Freshman Ari Moore has also been in the box score and an early bloomer. She has been playing a key role off the bench utilizing her body on the boards and in the paint.

“It was tough at the beginning but now that I’m starting to know my role on the team, which is basically an off the bench player, I’m finding my niche,” said Moore who is contributing 3.1 points and 2.0 rebounds in the 10 minutes she averages per game. Moore had a career best 12 points and five rebounds against Fordham.

And don’t forget about senior forward Athena Christoforakis. She has been the offensive focal point and has terrorized opponents under the glass and in the lane accounting for 11.6 points and 8.2 boards a game.

Opponents who have concentrated on stopping Christoforakis in the paint haven’t had much luck this season, overlooking the fact that she is a multi-dimensional player who can hurt you around the perimeter as well.

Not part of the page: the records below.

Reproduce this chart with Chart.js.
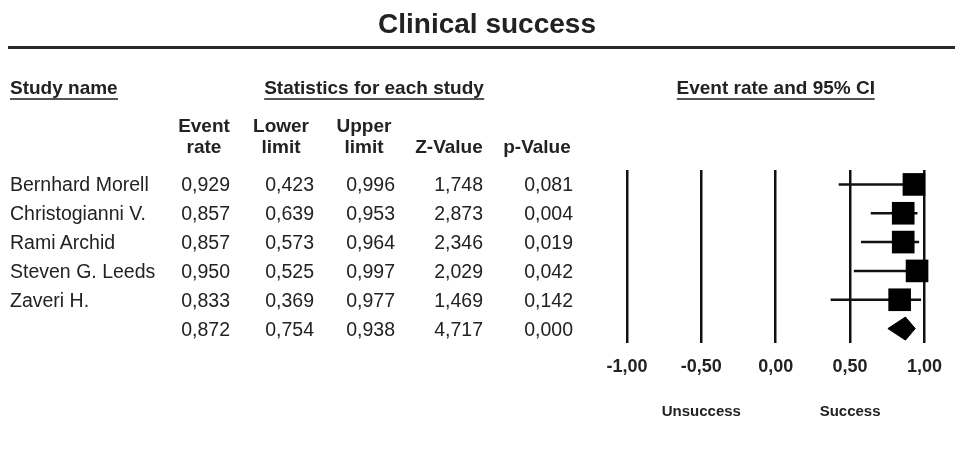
<!DOCTYPE html>
<html>
<head>
<meta charset="utf-8">
<script src="https://cdn.jsdelivr.net/npm/chart.js@4.4.1/dist/chart.umd.min.js"></script>
<style>
html,body{margin:0;padding:0;background:#fff;}
#wrap{position:relative;width:955px;height:451px;overflow:hidden;font-family:"Liberation Sans",Arial,Helvetica,sans-serif;color:#222;}
#c{position:absolute;left:0;top:0;}
.t{position:absolute;white-space:nowrap;}
.row{font-size:19.5px;line-height:24px;height:24px;}
.hd{font-size:19px;font-weight:bold;line-height:22px;}
.ul{border-bottom:2px solid #555;}
.ctr{transform:translateX(-50%);text-align:center;}
.rgt{transform:translateX(-100%);text-align:right;}
</style>
</head>
<body>
<div id="wrap">
<canvas id="c" width="955" height="451"></canvas>
</div>
<script>
// ---- data ----
const studies = ["Bernhard Morell", "Christogianni V.", "Rami Archid", "Steven G. Leeds", "Zaveri H."];
const eventRate  = [0.929, 0.857, 0.857, 0.950, 0.833];
const lowerLimit = [0.423, 0.639, 0.573, 0.525, 0.369];
const upperLimit = [0.996, 0.953, 0.964, 0.997, 0.977];
const zValue     = [1.748, 2.873, 2.346, 2.029, 1.469];
const pValue     = [0.081, 0.004, 0.019, 0.042, 0.142];
const summaryRate = 0.872, summaryLower = 0.754, summaryUpper = 0.938, summaryZ = 4.717, summaryP = 0.000;
const xTicks = [-1, -0.5, 0, 0.5, 1];
const columnHeaders = [["Event", "rate"], ["Lower", "limit"], ["Upper", "limit"], ["", "Z-Value"], ["", "p-Value"]];
const title = "Clinical success";
const leftLabel = "Unsuccess", rightLabel = "Success";

// ---- layout constants ----
const ROWS = studies.length + 1;
const DIAMOND_HALF = 0.4;
const fmt3 = v => v.toFixed(3).replace('.', ',');
const fmt2 = v => v.toFixed(2).replace('.', ',');

const datasets = [];
studies.forEach((s, i) => {
  datasets.push({
    type: 'line', label: s + ' CI',
    data: [{x: lowerLimit[i], y: i}, {x: upperLimit[i], y: i}],
    borderColor: '#111', borderWidth: 2.5, pointRadius: 0, fill: false, order: 3, clip: false
  });
});
datasets.push({
  type: 'scatter', label: 'Event rate',
  data: eventRate.map((v, i) => ({x: v, y: i})),
  pointStyle: 'rect', pointRadius: 16, pointHoverRadius: 16,
  backgroundColor: '#000', borderWidth: 0, order: 0, clip: false
});
const sy = studies.length;
const diamondIdx = datasets.length;
datasets.push({
  type: 'line', label: 'Summary top',
  data: [{x: summaryLower, y: sy}, {x: summaryRate, y: sy - DIAMOND_HALF}, {x: summaryUpper, y: sy}],
  borderColor: '#000', backgroundColor: '#000', borderWidth: 1, pointRadius: 0, tension: 0,
  fill: '+1', order: 1, clip: false
});
datasets.push({
  type: 'line', label: 'Summary bottom',
  data: [{x: summaryLower, y: sy}, {x: summaryRate, y: sy + DIAMOND_HALF}, {x: summaryUpper, y: sy}],
  borderColor: '#000', backgroundColor: '#000', borderWidth: 1, pointRadius: 0, tension: 0,
  fill: false, order: 1, clip: false
});

const chart = new Chart(document.getElementById('c'), {
  data: {datasets},
  options: {
    responsive: false, animation: false, events: [],
    layout: {padding: {left: 627, right: 29, top: 170, bottom: 73}},
    plugins: {legend: {display: false}, tooltip: {enabled: false}, title: {display: false}},
    scales: {
      x: {
        type: 'linear', position: 'bottom', min: -1, max: 1,
        afterBuildTicks: sc => { sc.ticks = xTicks.map(v => ({value: v})); },
        afterFit: sc => { sc.height = 35; },
        ticks: {
          callback: v => fmt2(v),
          font: {family: '"Liberation Sans", Arial, sans-serif', size: 18, weight: 'bold'},
          color: '#222', padding: 13, maxRotation: 0, autoSkip: false
        },
        grid: {color: '#111', lineWidth: 2.5, drawTicks: false},
        border: {display: false}
      },
      y: {
        type: 'linear', reverse: true, min: -0.5, max: ROWS - 0.5, display: false
      }
    }
  }
});

// ---- text (real HTML text) ----
const wrap = document.getElementById('wrap');
function addText(txt, cls, left, top, extraStyle) {
  const d = document.createElement('div');
  d.className = 't ' + cls;
  d.style.left = left + 'px';
  d.style.top = top + 'px';
  if (extraStyle) d.style.cssText += extraStyle;
  d.innerHTML = txt;
  wrap.appendChild(d);
  return d;
}
const xs = chart.scales.x, ys = chart.scales.y;

// title and rule
addText(title, 'ctr', 487, 8, 'font-size:28px;font-weight:bold;line-height:32px;');
const rule = document.createElement('div');
rule.style.cssText = 'position:absolute;left:8px;top:46px;width:947px;height:3px;background:#2a2a2a;';
wrap.appendChild(rule);

// section headers
addText('<span class="ul">Study name</span>', 'hd', 10, 77);
addText('<span class="ul">Statistics for each study</span>', 'hd ctr', 374, 77);
addText('<span class="ul">Event rate and 95% CI</span>', 'hd ctr', xs.getPixelForValue(0), 77);

// column headers
const headerX = [204, 281, 364, 449, 537];
columnHeaders.forEach((h, k) => {
  addText(h[0] + '<br>' + h[1], 'hd ctr', headerX[k], 115, 'line-height:21px;');
});

// rows
const colRight = [230, 314, 395, 483, 573];
for (let i = 0; i < ROWS; i++) {
  const yc = ys.getPixelForValue(i);
  const top = yc - 12;
  const isSum = i === studies.length;
  const name = isSum ? '' : studies[i];
  const vals = isSum ? [summaryRate, summaryLower, summaryUpper, summaryZ, summaryP]
                     : [eventRate[i], lowerLimit[i], upperLimit[i], zValue[i], pValue[i]];
  if (name) addText(name, 'row', 10, top);
  vals.forEach((v, k) => addText(fmt3(v), 'row rgt', colRight[k], top));
}

// favour labels under the axis
addText(leftLabel, 'ctr', xs.getPixelForValue(-0.5), 401, 'font-size:15px;font-weight:bold;line-height:20px;');
addText(rightLabel, 'ctr', xs.getPixelForValue(0.5), 401, 'font-size:15px;font-weight:bold;line-height:20px;');
</script>
</body>
</html>
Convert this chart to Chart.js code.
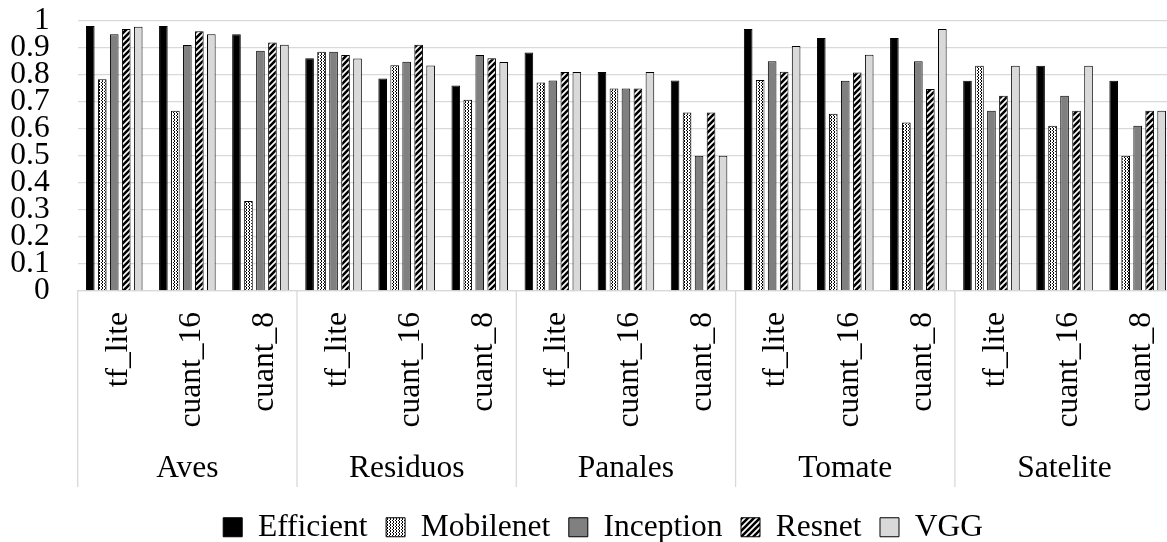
<!DOCTYPE html>
<html>
<head>
<meta charset="utf-8">
<script src="https://cdn.jsdelivr.net/npm/chart.js@4/dist/chart.umd.min.js"></script>
<style>
  html, body { margin: 0; padding: 0; background: #fff; overflow: hidden; }
  #wrap { width: 1205px; height: 542px; }
</style>
</head>
<body>
<div id="wrap"><canvas id="c" width="1205" height="542" style="width:1205px;height:542px"></canvas></div>
<script>
// ---- data ----
const groups = ['Aves', 'Residuos', 'Panales', 'Tomate', 'Satelite'];
const quantTypes = ['tf_lite', 'cuant_16', 'cuant_8'];
const seriesNames = ['Efficient', 'Mobilenet', 'Inception', 'Resnet', 'VGG'];
const yTicks = [0, 0.1, 0.2, 0.3, 0.4, 0.5, 0.6, 0.7, 0.8, 0.9, 1];

// order: Aves(tf_lite, cuant_16, cuant_8), Residuos(...), Panales(...), Tomate(...), Satelite(...)
const efficient = [0.980, 0.980, 0.950, 0.861, 0.786, 0.760, 0.882, 0.810, 0.779, 0.969, 0.936, 0.936, 0.778, 0.833, 0.778];
const mobilenet = [0.783, 0.667, 0.333, 0.885, 0.835, 0.708, 0.771, 0.749, 0.660, 0.781, 0.656, 0.623, 0.833, 0.611, 0.500];
const inception = [0.950, 0.910, 0.889, 0.885, 0.848, 0.873, 0.779, 0.749, 0.500, 0.850, 0.778, 0.850, 0.667, 0.722, 0.611];
const resnet    = [0.969, 0.961, 0.919, 0.873, 0.911, 0.861, 0.810, 0.749, 0.660, 0.811, 0.808, 0.747, 0.722, 0.667, 0.667];
const vgg       = [0.978, 0.950, 0.911, 0.860, 0.834, 0.847, 0.810, 0.810, 0.500, 0.906, 0.874, 0.969, 0.833, 0.833, 0.667];

const categoryLabels = groups.flatMap(() => quantTypes);

// ---- patterns ----
function dotPattern() {
  const c = document.createElement('canvas');
  c.width = 3; c.height = 3;
  const g = c.getContext('2d');
  g.fillStyle = '#ffffff'; g.fillRect(0, 0, 3, 3);
  g.fillStyle = '#000000';
  g.fillRect(0, 0, 1, 1);
  g.fillRect(0, 2, 1, 1);
  g.fillRect(2, 1, 1, 1);
  return g.createPattern(c, 'repeat');
}
function stripePattern() {
  const s = 6;
  const c = document.createElement('canvas');
  c.width = s; c.height = s;
  const g = c.getContext('2d');
  g.fillStyle = '#ffffff'; g.fillRect(0, 0, s, s);
  g.strokeStyle = '#000000'; g.lineWidth = 2.6;
  g.beginPath();
  g.moveTo(-1, s + 1); g.lineTo(s + 1, -1);
  g.moveTo(-1, 1); g.lineTo(1, -1);
  g.moveTo(s - 1, s + 1); g.lineTo(s + 1, s - 1);
  g.stroke();
  return g.createPattern(c, 'repeat');
}

const FONT = "'Liberation Serif', 'Times New Roman', serif";
const FS = 31.5;
const fills = ['#000000', dotPattern(), '#808080', stripePattern(), '#d9d9d9'];
const values = [efficient, mobilenet, inception, resnet, vgg];

const datasets = seriesNames.map((name, i) => ({
  label: name,
  data: values[i],
  backgroundColor: fills[i],
  borderColor: '#000000',
  borderWidth: 1,
  categoryPercentage: 0.82,
  barPercentage: 0.72
}));

const separators = {
  id: 'separators',
  afterLayout(chart) {
    // center legend on the full (Excel-style) chart width
    if (chart.legend) { chart.legend.left += 16; chart.legend.right += 16; }
  },
  afterDraw(chart) {
    const xs = chart.scales.x;
    const ctx = chart.ctx;
    const half = (xs.getPixelForTick(1) - xs.getPixelForTick(0)) / 2;
    ctx.save();
    ctx.strokeStyle = '#d9d9d9';
    ctx.lineWidth = 1.3;
    for (let k = 0; k <= groups.length; k++) {
      const px = k < groups.length ? xs.getPixelForTick(k * 3) - half : xs.getPixelForTick(categoryLabels.length - 1) + half;
      ctx.beginPath();
      ctx.moveTo(px, chart.chartArea.bottom);
      ctx.lineTo(px, 487);
      ctx.stroke();
    }
    ctx.restore();
  }
};

new Chart(document.getElementById('c'), {
  type: 'bar',
  data: { labels: categoryLabels, datasets },
  plugins: [separators],
  options: {
    responsive: false,
    animation: false,
    devicePixelRatio: 1,
    layout: { padding: { left: 0, right: 30.8, top: 20.7, bottom: -11 } },
    plugins: {
      tooltip: { enabled: false },
      legend: {
        position: 'bottom',
        labels: {
          font: { family: FONT, size: FS },
          color: '#000',
          boxWidth: 19,
          boxHeight: 19,
          padding: 18.5
        }
      }
    },
    scales: {
      y: {
        min: 0, max: 1,
        afterBuildTicks(scale) { scale.ticks = yTicks.map(v => ({ value: v })); },
        afterFit(scale) { scale.width = 77.7; },
        ticks: {
          font: { family: FONT, size: FS },
          color: '#000',
          padding: 0,
          autoSkip: false,
          callback: v => String(+(+v).toFixed(1))
        },
        grid: { color: '#d9d9d9', lineWidth: 1.3, drawTicks: true, tickLength: 28, tickColor: 'rgba(0,0,0,0)' },
        border: { display: false }
      },
      x: {
        afterFit(scale) { scale.height = 149; },
        ticks: {
          font: { family: FONT, size: FS },
          color: '#000',
          minRotation: 90, maxRotation: 90,
          autoSkip: false,
          padding: 21,
          labelOffset: 4
        },
        grid: { display: true, drawOnChartArea: false, drawTicks: false },
        border: { display: true, color: '#d9d9d9', width: 1.3 }
      },
      x2: {
        type: 'category',
        labels: groups,
        position: 'bottom',
        offset: true,
        afterFit(scale) { scale.height = 53; },
        ticks: {
          font: { family: FONT, size: FS },
          color: '#000',
          padding: 2,
          maxRotation: 0, minRotation: 0,
          autoSkip: false
        },
        grid: { display: false },
        border: { display: false }
      }
    }
  }
});
</script>
</body>
</html>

Christoforakis is shooting 44 percent from the floor. Against St. Joe’s, the Hawks failed to put a hand in her face while along the perimeter.

“I like to shoot those open shots,” Christoforakis said. “Actually I was a little surprised they left me open on top. But you know they left me open so I knocked them down.”

Christoforakis is also shooting 69 percent from the free-throw line.

Having spent most of the winter break together, the teams’ chemistry and trust has been enhanced, which couldn’t have come at a better time than now as the Owls prepare for their second leg of conference play.

They will practice this week in preparation for Sunday’s game against Richmond, who leads the conference in scoring defense. They will work on strategies on both sides of the ball, watch some film, and learn their matchups.

But the one thing the team needs to work on is holding onto a lead after establishing one, something that cannot be learned on the practice court, but instead with a little patience.

“When we have a lead we need to take advantage of the lead,” Christoforakis said. “We need to slow down and not rush anything and execute with what’s working.”